In other energy and climate news:

+On the list of truly admirable characters in the climate fight, few rank higher than Christiana Figueres, who was instrumental in reaching the Paris climate accords. In a new podcast interview with Mongabay she acknowledges the hole we’re in, and also that the UN process seems to be hitting dead ends. But she takes heart from the rapid deployment of renewable energy, and sums it up thusly:

“I used to think that it was our collective responsibility to guarantee to future generations that they would have a perfect world. And now that I am a recent grandmother, I really look back at that and I go, ‘my God, we cannot guarantee to future generations that they’re going to have a perfect world.’ We cannot. So, what can we do? We can do our darndest and we can wake up every morning and make a choice and say ‘where am I going to put my energy today?’”
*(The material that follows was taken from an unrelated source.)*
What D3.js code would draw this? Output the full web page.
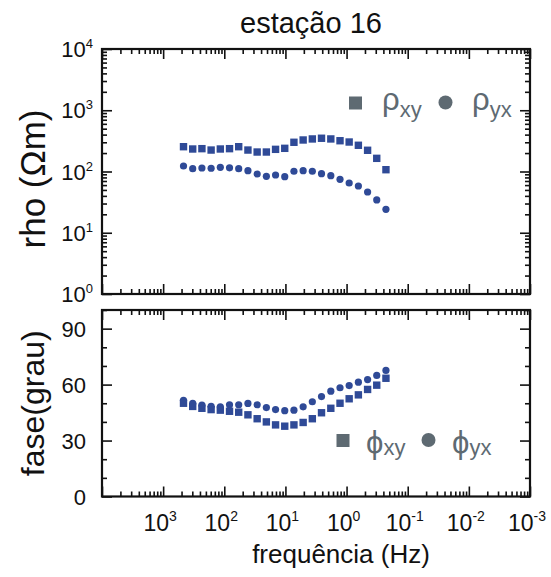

+The always interesting Daniel Aldana Cohen and Theo Riofrancos argue in the Times that Joe Biden spent too much time focused on technological progress and the Inflation Reduction Act, and that he would have fared better electorally by “folding climate policies into an agenda that tackles the cost-of-living crisis.”

In the long run, the Inflation Reduction Act’s investments in greener infrastructure and new technologies could help. But these will take years to bear fruit and may not affect the cost of living. This is why we must replace the Prius economy with one focused on affordable green housing, higher wages, cheap clean energy, lower commuting costs and expanded mass transit. States, cities and towns can get the ball rolling.

In somewhat the same vein, John Sengalso argues that we are too narrowly focused on solar and batteries, and that we should reorient ourselves toward the natural world.

The idea of changing our relationship with the earth and living in harmony with nature can sound nebulous, especially if we’ve been brought up in a wealthy, industrialized country. In the westernized world, especially in the domain of policy and politics, we are trained to demand timely, quantitative solutions. We’re going to have to grow to operate outside of that narrow lens on life. We need to evolve as a species, to embrace our role as one of many life forms, and find joy in a lifestyle that is compatible with the basic properties of our beloved planet.

I take both points, and I also think we better build as many solar panels and batteries as fast as we can.

+Good and important news from Europe, where the rapid spread of solar panels and batteries (and wind turbines) dropped emissions from the power sector 13 percent last year. That’s a big number, as Nick Hedley makes clear

Renewables made up 48% of the EU’s power generation mix in 2024, up from 45%, while nuclear contributed 24%, a 1 percentage point increase. Fossil fuels comprised just 28% of the total – the lowest share ever.

Graphic: The EU’s power generation mix in 2024

Meanwhile, the average day-ahead wholesale electricity price was €82 per megawatt, a 16% decline from 2023 levels.

+A nice small victory in Alaska. Congress forces the president to periodically offer up the Arctic National Wildlife Refuge to people who want to drill for oil. This happened yesterday, and there were no bidders. The Gw’ichin Steering Committee, which has been at the forefront of preserving this magical place, issued their response.

We know that we are not alone: the majority of Americans support protecting the Coastal Plain of the Arctic Refuge; twenty-nine global banks now have a policy to decline underwriting oil and gas projects in the Refuge; and fourteen international insurers have also made such commitments, and the United Nations has three times sounded alarms about the harm and human rights violations to the Gwich’in from proposed oil and gas development in the sacred Coastal Plain.

A second failed lease sale in the Arctic Refuge also clearly demonstrates that even oil companies recognize what we have known all along: drilling in the Arctic Refuge is not worth the economic risk and liability that results from development on sacred lands without the consent of Indigenous Peoples.

Long ago the Gwich’in followed vadzaih (caribou) to see where they went and to learn their ways. They led us to the Coastal Plain of what is now called Alaska. It was here that we exchanged half of our heart with half of the heart of vadzaih. In this way we became one and would always be connected. Iizhik Gwats’an Gwandaii Goodlit is the critical nursery grounds of the vadzaih, which are essential to the nutritional, cultural, and spiritual needs of the Gwich’in Nation. Our traditional knowledge tells us that if you develop in the nursery grounds of the caribou you destroy the caribou, and therefore, destroy the Gwich’in.

That is deep and important knowledge about the caribou, deep and important like Hubble’s understanding of the expanding universe. Treasure it all.